We have the same temp defined, this time it is called V10. With an optimizing compiler, we are assigning it to a register rdi. To perform optimal register allocation, the compiler tracks when the value is defined, used, and unneeded. The compiler is able to detect V10 is dead after generating N093, that’s why it is able to repurpose rdi to store something else later, and it is also why the problem is gone because rdi no longer store the reference to the RootNode.
Does optimized build always work?
In this particular case, we are lucky that the compiler reused that register. In fact, even when the register is not reused, by virtue of the fact that the JIT discovered that register is dead, it would have emitted the information to the runtime to stop reporting rdi as live to the garbage collector when it ask for live slots.
But it is up to the compiler’s internal implementation. The compiler must report a slot as live if there are actually live, but it doesn’t have to report a slot is dead exactly when it is dead. For example, when there are a lot of local variables and temps, we have to spill them to the stack anyway, and the JIT tends to be less conservative with stack space usage and untrack the variable instead in favor for JIT speed. So your miles may vary depending on the exact situation.

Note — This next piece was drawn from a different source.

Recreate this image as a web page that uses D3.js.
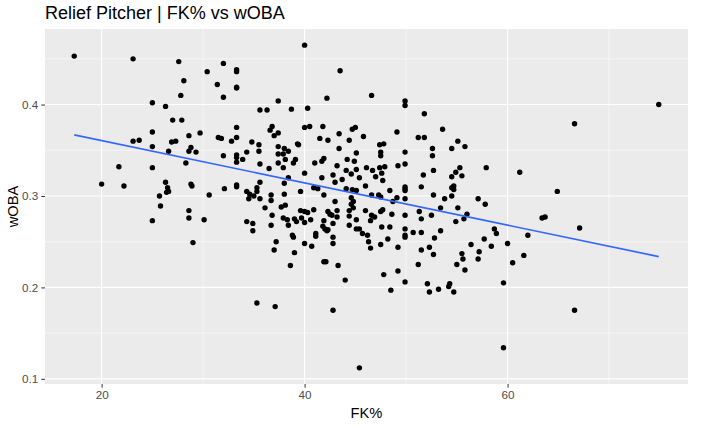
<html>
    <head>
        <script src="https://d3js.org/d3.v7.min.js"></script>
        <style>
        body { margin: 0; background: #fff; }
        text { font-family: "Liberation Sans", Arial, sans-serif; }
        .axis .domain { stroke: none; }
        .axis line { stroke: #333; }
        .axis text { fill: #4d4d4d; font-size: 11.7px; }
        </style>
    </head>
    <body>
        <svg id="chart" width="719" height="430"></svg>
        <script>
            // values
            const fk = [
                17.3,23.1,27.6,32.0,30.4,33.3,33.3,28.1,31.4,33.3,33.3,27.8,32.0,25.0,26.3,27.0,27.9,33.3,25.0,29.7,
                28.6,31.5,31.8,33.3,23.1,23.7,26.9,27.3,32.8,34.8,35.5,25.0,40.0,43.5,42.2,46.6,49.9,49.9,37.4,35.6,
                36.3,38.7,40.3,51.8,36.8,36.6,37.0,37.4,40.0,40.5,41.8,44.7,45.0,43.4,41.5,42.3,44.4,45.8,49.1,51.2,
                51.8,53.6,55.1,47.4,47.8,39.3,39.4,74.9,66.6,26.6,28.6,28.8,29.3,32.0,33.3,33.3,33.3,34.3,33.9,35.5,
                28.3,21.7,25.0,35.6,20.0,22.2,26.3,26.5,26.6,26.4,28.8,28.9,32.1,33.3,33.3,35.6,30.6,25.7,25.8,28.6,
                28.6,30.1,25.0,29.0,34.3,34.5,34.6,35.0,35.3,35.3,35.6,34.3,34.9,34.9,35.3,37.1,42.8,44.0,45.4,47.8,
                49.2,49.9,48.5,52.1,52.3,53.2,54.2,54.3,54.7,55.8,59.6,66.6,59.6,57.9,61.2,64.9,57.1,57.8,63.4,63.7,
                67.1,58.7,58.9,62.0,57.7,56.4,58.4,60.0,57.2,57.1,61.6,60.5,37.4,38.0,37.4,38.4,37.9,43.4,45.1,47.5,
                49.9,52.6,54.5,55.8,36.5,37.4,37.9,38.1,38.9,39.1,41.0,41.7,41.9,43.2,44.2,44.9,45.1,47.5,49.9,49.2,
                52.6,51.7,52.7,54.5,54.9,55.3,55.5,46.1,46.7,47.4,47.9,47.6,47.0,44.1,44.6,42.8,41.7,40.0,38.4,38.0,
                43.0,43.7,45.4,46.0,47.7,39.6,40.9,41.3,41.9,44.1,44.7,45.1,46.6,47.3,47.5,48.4,49.9,49.9,49.9,49.1,
                49.9,51.5,52.7,54.5,54.7,54.7,54.5,53.8,48.7,38.0,36.7,36.7,44.6,44.8,44.6,44.8,43.0,36.1,37.7,38.1,
                36.8,39.6,40.0,40.3,40.9,42.3,42.5,42.7,43.2,43.2,44.4,44.4,45.1,46.0,46.6,46.9,46.5,47.5,47.7,48.6,
                49.9,51.3,51.5,52.5,53.4,55.1,54.9,56.0,55.7,37.9,38.3,38.4,36.7,39.0,39.2,39.7,40.0,40.6,41.9,41.8,
                42.0,42.2,42.3,42.8,44.4,45.1,45.4,45.7,46.2,47.6,48.4,49.9,49.9,50.7,51.5,53.4,52.8,41.1,41.1,42.8,
                42.8,38.8,38.9,37.2,37.0,39.0,40.0,40.7,46.3,46.5,47.5,48.2,49.2,49.9,51.5,52.3,52.7,55.5,55.6,55.0,
                51.2,38.6,41.9,42.1,43.3
            ];
            const woba = [
                0.453,0.450,0.447,0.445,0.436,0.438,0.436,0.426,0.422,0.419,0.418,0.410,0.408,0.402,0.398,0.383,0.383,0.375,0.370,0.369,
                0.366,0.364,0.363,0.364,0.360,0.361,0.359,0.360,0.360,0.359,0.356,0.354,0.465,0.437,0.407,0.410,0.404,0.399,0.404,0.394,
                0.394,0.395,0.396,0.390,0.376,0.372,0.366,0.369,0.375,0.376,0.376,0.373,0.375,0.368,0.363,0.361,0.361,0.365,0.370,0.364,
                0.364,0.373,0.360,0.356,0.357,0.357,0.356,0.400,0.379,0.349,0.349,0.353,0.348,0.344,0.345,0.342,0.337,0.348,0.340,0.349,
                0.336,0.332,0.331,0.335,0.313,0.311,0.315,0.309,0.305,0.304,0.313,0.311,0.308,0.312,0.310,0.315,0.301,0.300,0.289,0.284,
                0.276,0.274,0.273,0.249,0.305,0.297,0.302,0.300,0.309,0.305,0.297,0.272,0.270,0.262,0.183,0.179,0.175,0.208,0.112,0.214,
                0.218,0.206,0.197,0.204,0.195,0.198,0.201,0.204,0.195,0.219,0.205,0.175,0.134,0.331,0.326,0.305,0.297,0.291,0.276,0.277,
                0.265,0.264,0.259,0.257,0.253,0.247,0.245,0.248,0.239,0.231,0.235,0.227,0.354,0.352,0.346,0.349,0.346,0.352,0.347,0.348,
                0.348,0.352,0.352,0.354,0.330,0.336,0.331,0.340,0.336,0.340,0.336,0.338,0.341,0.333,0.340,0.338,0.329,0.344,0.335,0.333,
                0.344,0.323,0.328,0.321,0.326,0.331,0.322,0.331,0.328,0.331,0.332,0.325,0.321,0.328,0.324,0.323,0.320,0.325,0.320,0.314,
                0.315,0.318,0.320,0.311,0.317,0.305,0.309,0.308,0.301,0.308,0.307,0.306,0.301,0.301,0.299,0.306,0.310,0.308,0.306,0.298,
                0.297,0.310,0.301,0.309,0.311,0.307,0.300,0.297,0.294,0.302,0.301,0.295,0.298,0.294,0.291,0.287,0.294,0.287,0.288,0.290,
                0.279,0.284,0.283,0.282,0.285,0.283,0.280,0.279,0.284,0.277,0.284,0.278,0.274,0.284,0.279,0.277,0.273,0.283,0.285,0.280,
                0.279,0.283,0.275,0.279,0.287,0.287,0.272,0.280,0.275,0.276,0.274,0.268,0.268,0.275,0.272,0.276,0.271,0.274,0.273,0.267,
                0.264,0.262,0.263,0.270,0.268,0.264,0.264,0.259,0.257,0.266,0.266,0.264,0.257,0.260,0.260,0.262,0.254,0.259,0.256,0.255,
                0.248,0.257,0.255,0.250,0.241,0.238,0.248,0.245,0.250,0.243,0.247,0.253,0.244,0.255,0.241,0.244,0.236,0.237,0.231,0.225,
                0.225,0.224,0.228,0.228,0.224
            ];
            const xTicks = [20, 40, 60];
            const xMinor = [30, 50, 70];
            const yTicks = [0.1, 0.2, 0.3, 0.4];
            const yMinor = [0.15, 0.25, 0.35, 0.45];
            const title = 'Relief Pitcher | FK% vs wOBA';

            const data = fk.map((d, i) => ({fk: d, woba: woba[i]}));

            const svg = d3.select('svg#chart');
            const margins = {top: 29, right: 31, bottom: 46, left: 45};
            const chartWidth = 719 - margins.left - margins.right;
            const chartHeight = 430 - margins.top - margins.bottom;

            // ggplot style 5% padding on both ends
            const pad = (ext) => {
                const p = (ext[1] - ext[0]) * 0.05;
                return [ext[0] - p, ext[1] + p];
            };
            const xExtent = d3.extent(data, d => d.fk);
            const yExtent = d3.extent(data, d => d.woba);
            const xScale = d3.scaleLinear().domain(pad(xExtent)).range([0, chartWidth]);
            const yScale = d3.scaleLinear().domain(pad(yExtent)).range([chartHeight, 0]);

            const chartArea = svg.append('g')
                .attr('transform', `translate(${margins.left},${margins.top})`);

            chartArea.append('rect')
                .attr('width', chartWidth)
                .attr('height', chartHeight)
                .attr('fill', '#ebebeb');

            // minor grid
            chartArea.selectAll('line.xminor').data(xMinor).join('line')
                .attr('x1', d => xScale(d)).attr('x2', d => xScale(d))
                .attr('y1', 0).attr('y2', chartHeight)
                .attr('stroke', '#fff').attr('stroke-width', 0.55);
            chartArea.selectAll('line.yminor').data(yMinor).join('line')
                .attr('y1', d => yScale(d)).attr('y2', d => yScale(d))
                .attr('x1', 0).attr('x2', chartWidth)
                .attr('stroke', '#fff').attr('stroke-width', 0.55);

            // major grid
            chartArea.selectAll('line.xmajor').data(xTicks).join('line')
                .attr('x1', d => xScale(d)).attr('x2', d => xScale(d))
                .attr('y1', 0).attr('y2', chartHeight)
                .attr('stroke', '#fff').attr('stroke-width', 1.1);
            chartArea.selectAll('line.ymajor').data(yTicks).join('line')
                .attr('y1', d => yScale(d)).attr('y2', d => yScale(d))
                .attr('x1', 0).attr('x2', chartWidth)
                .attr('stroke', '#fff').attr('stroke-width', 1.1);

            chartArea.selectAll('circle.points').data(data).join('circle')
                .attr('class', 'points')
                .attr('cx', d => xScale(d.fk))
                .attr('cy', d => yScale(d.woba))
                .attr('r', 2.7)
                .attr('fill', '#000');

            // linear fit, like geom_smooth(method = "lm", se = FALSE)
            const mx = d3.mean(data, d => d.fk);
            const my = d3.mean(data, d => d.woba);
            const sxy = d3.sum(data, d => (d.fk - mx) * (d.woba - my));
            const sxx = d3.sum(data, d => (d.fk - mx) ** 2);
            const slope = sxy / sxx;
            const intercept = my - slope * mx;
            const fit = xExtent.map(x => ({fk: x, woba: intercept + slope * x}));

            chartArea.append('path')
                .datum(fit)
                .attr('fill', 'none')
                .attr('stroke', '#3366ff')
                .attr('stroke-width', 1.6)
                .attr('d', d3.line().x(d => xScale(d.fk)).y(d => yScale(d.woba)));

            const leftAxis = d3.axisLeft(yScale).tickValues(yTicks).tickSize(3.7).tickPadding(3).tickFormat(d3.format('.1f'));
            svg.append('g')
                .attr('class', 'y axis')
                .attr('transform', `translate(${margins.left},${margins.top})`)
                .call(leftAxis);

            const bottomAxis = d3.axisBottom(xScale).tickValues(xTicks).tickSize(3.7).tickPadding(3);
            svg.append('g')
                .attr('class', 'x axis')
                .attr('transform', `translate(${margins.left},${margins.top + chartHeight})`)
                .call(bottomAxis);

            svg.append('text')
                .attr('x', margins.left + chartWidth / 2)
                .attr('y', 418)
                .attr('text-anchor', 'middle')
                .attr('font-size', '14.7px')
                .attr('fill', '#000')
                .text('FK%');

            svg.append('text')
                .attr('transform', `translate(18,${margins.top + chartHeight / 2}) rotate(-90)`)
                .attr('text-anchor', 'middle')
                .attr('font-size', '14.7px')
                .attr('fill', '#000')
                .text('wOBA');

            svg.append('text')
                .attr('x', margins.left)
                .attr('y', 19)
                .attr('font-size', '18px')
                .attr('fill', '#000')
                .text(title);
        </script>
    </body>
</html>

How to ensure things work?
In this particular case, we could make things work, by ensuring the Run method never access the RootNode. To do that, we make helper functions to access them, and make sure the JIT cannot inline them. This way we can ensure the stack frame of Run will never contain an instance of the RootNode and therefore the GC will always be able to collect it. Note that this will work even in debug mode as well.
Conclusion
This is an in depth investigation into why we are not able to collect the Node objects. The investigation demonstrate how to investigate an issue like this. It also explained why does things works the way they were, and provided practical fixes for it.
To reiterate, this is not a managed memory leak. The JIT is free to extend the lifetime of objects within a scope therefore prevent the GC from collecting those objects.